Task details: Transcribe the full listing exactly, and drop every picture.

Source material:
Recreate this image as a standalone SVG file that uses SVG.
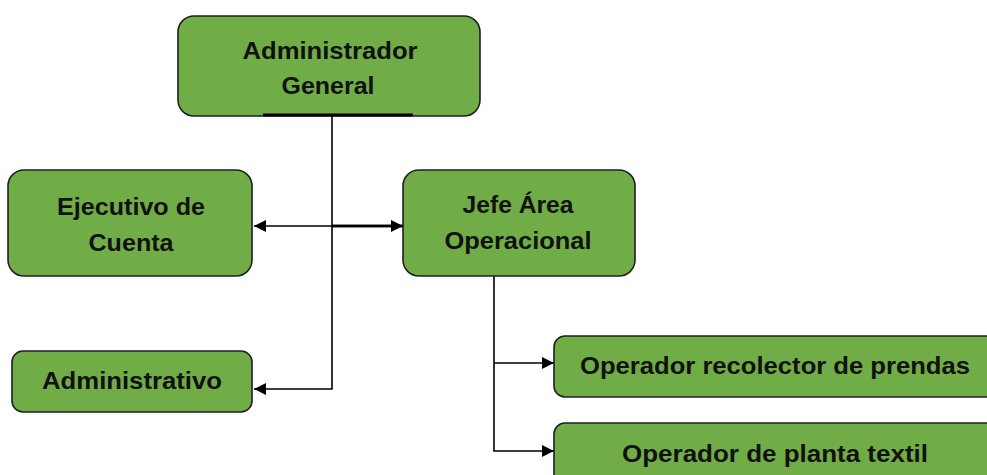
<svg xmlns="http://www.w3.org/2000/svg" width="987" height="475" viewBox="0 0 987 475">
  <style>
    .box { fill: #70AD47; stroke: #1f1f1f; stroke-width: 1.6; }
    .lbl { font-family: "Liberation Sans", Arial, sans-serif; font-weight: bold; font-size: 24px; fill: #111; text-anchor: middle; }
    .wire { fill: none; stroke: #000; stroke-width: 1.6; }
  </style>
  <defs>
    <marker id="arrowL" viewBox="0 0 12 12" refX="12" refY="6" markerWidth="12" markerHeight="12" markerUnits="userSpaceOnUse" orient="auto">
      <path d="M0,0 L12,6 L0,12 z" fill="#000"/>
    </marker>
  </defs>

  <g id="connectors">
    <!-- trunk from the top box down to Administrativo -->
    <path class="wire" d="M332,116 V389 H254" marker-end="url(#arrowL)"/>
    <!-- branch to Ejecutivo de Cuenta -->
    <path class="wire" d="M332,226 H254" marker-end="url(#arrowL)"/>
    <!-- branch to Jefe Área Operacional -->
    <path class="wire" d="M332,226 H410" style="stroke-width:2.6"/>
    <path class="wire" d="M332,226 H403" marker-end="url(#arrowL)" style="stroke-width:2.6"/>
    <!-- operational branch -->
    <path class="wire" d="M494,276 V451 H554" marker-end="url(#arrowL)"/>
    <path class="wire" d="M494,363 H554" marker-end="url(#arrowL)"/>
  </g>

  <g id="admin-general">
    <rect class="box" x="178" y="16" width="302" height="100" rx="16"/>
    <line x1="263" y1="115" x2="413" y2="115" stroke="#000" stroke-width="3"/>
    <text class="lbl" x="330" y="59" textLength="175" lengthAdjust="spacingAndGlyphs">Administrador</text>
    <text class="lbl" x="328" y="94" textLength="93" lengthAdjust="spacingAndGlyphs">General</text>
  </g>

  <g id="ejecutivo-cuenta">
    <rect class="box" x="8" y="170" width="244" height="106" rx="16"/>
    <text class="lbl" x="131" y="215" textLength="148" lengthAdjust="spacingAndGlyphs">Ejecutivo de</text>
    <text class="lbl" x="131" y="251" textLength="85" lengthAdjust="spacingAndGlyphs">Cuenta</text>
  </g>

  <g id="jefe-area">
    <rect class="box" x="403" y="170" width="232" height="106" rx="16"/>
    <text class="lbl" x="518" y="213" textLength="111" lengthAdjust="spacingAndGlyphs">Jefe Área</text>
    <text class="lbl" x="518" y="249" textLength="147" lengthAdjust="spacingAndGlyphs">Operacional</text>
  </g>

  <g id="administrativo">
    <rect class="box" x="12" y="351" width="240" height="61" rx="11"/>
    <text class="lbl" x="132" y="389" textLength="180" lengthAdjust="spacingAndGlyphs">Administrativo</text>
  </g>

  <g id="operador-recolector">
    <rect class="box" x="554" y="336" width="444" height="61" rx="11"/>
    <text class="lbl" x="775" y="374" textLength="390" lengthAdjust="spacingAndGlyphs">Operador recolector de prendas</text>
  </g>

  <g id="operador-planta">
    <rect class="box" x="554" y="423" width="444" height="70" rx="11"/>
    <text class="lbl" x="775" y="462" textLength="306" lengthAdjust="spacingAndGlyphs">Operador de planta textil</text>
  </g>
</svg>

Result:
Recreate this image as a standalone SVG file that uses SVG.
<svg xmlns="http://www.w3.org/2000/svg" width="987" height="475" viewBox="0 0 987 475">
  <style>
    .box { fill: #70AD47; stroke: #1f1f1f; stroke-width: 1.6; }
    .lbl { font-family: "Liberation Sans", Arial, sans-serif; font-weight: bold; font-size: 24px; fill: #111; text-anchor: middle; }
    .wire { fill: none; stroke: #000; stroke-width: 1.6; }
  </style>
  <defs>
    <marker id="arrowL" viewBox="0 0 12 12" refX="12" refY="6" markerWidth="12" markerHeight="12" markerUnits="userSpaceOnUse" orient="auto">
      <path d="M0,0 L12,6 L0,12 z" fill="#000"/>
    </marker>
  </defs>

  <g id="connectors">
    <!-- trunk from the top box down to Administrativo -->
    <path class="wire" d="M332,116 V389 H254" marker-end="url(#arrowL)"/>
    <!-- branch to Ejecutivo de Cuenta -->
    <path class="wire" d="M332,226 H254" marker-end="url(#arrowL)"/>
    <!-- branch to Jefe Área Operacional -->
    <path class="wire" d="M332,226 H410" style="stroke-width:2.6"/>
    <path class="wire" d="M332,226 H403" marker-end="url(#arrowL)" style="stroke-width:2.6"/>
    <!-- operational branch -->
    <path class="wire" d="M494,276 V451 H554" marker-end="url(#arrowL)"/>
    <path class="wire" d="M494,363 H554" marker-end="url(#arrowL)"/>
  </g>

  <g id="admin-general">
    <rect class="box" x="178" y="16" width="302" height="100" rx="16"/>
    <line x1="263" y1="115" x2="413" y2="115" stroke="#000" stroke-width="3"/>
    <text class="lbl" x="330" y="59" textLength="175" lengthAdjust="spacingAndGlyphs">Administrador</text>
    <text class="lbl" x="328" y="94" textLength="93" lengthAdjust="spacingAndGlyphs">General</text>
  </g>

  <g id="ejecutivo-cuenta">
    <rect class="box" x="8" y="170" width="244" height="106" rx="16"/>
    <text class="lbl" x="131" y="215" textLength="148" lengthAdjust="spacingAndGlyphs">Ejecutivo de</text>
    <text class="lbl" x="131" y="251" textLength="85" lengthAdjust="spacingAndGlyphs">Cuenta</text>
  </g>

  <g id="jefe-area">
    <rect class="box" x="403" y="170" width="232" height="106" rx="16"/>
    <text class="lbl" x="518" y="213" textLength="111" lengthAdjust="spacingAndGlyphs">Jefe Área</text>
    <text class="lbl" x="518" y="249" textLength="147" lengthAdjust="spacingAndGlyphs">Operacional</text>
  </g>

  <g id="administrativo">
    <rect class="box" x="12" y="351" width="240" height="61" rx="11"/>
    <text class="lbl" x="132" y="389" textLength="180" lengthAdjust="spacingAndGlyphs">Administrativo</text>
  </g>

  <g id="operador-recolector">
    <rect class="box" x="554" y="336" width="444" height="61" rx="11"/>
    <text class="lbl" x="775" y="374" textLength="390" lengthAdjust="spacingAndGlyphs">Operador recolector de prendas</text>
  </g>

  <g id="operador-planta">
    <rect class="box" x="554" y="423" width="444" height="70" rx="11"/>
    <text class="lbl" x="775" y="462" textLength="306" lengthAdjust="spacingAndGlyphs">Operador de planta textil</text>
  </g>
</svg>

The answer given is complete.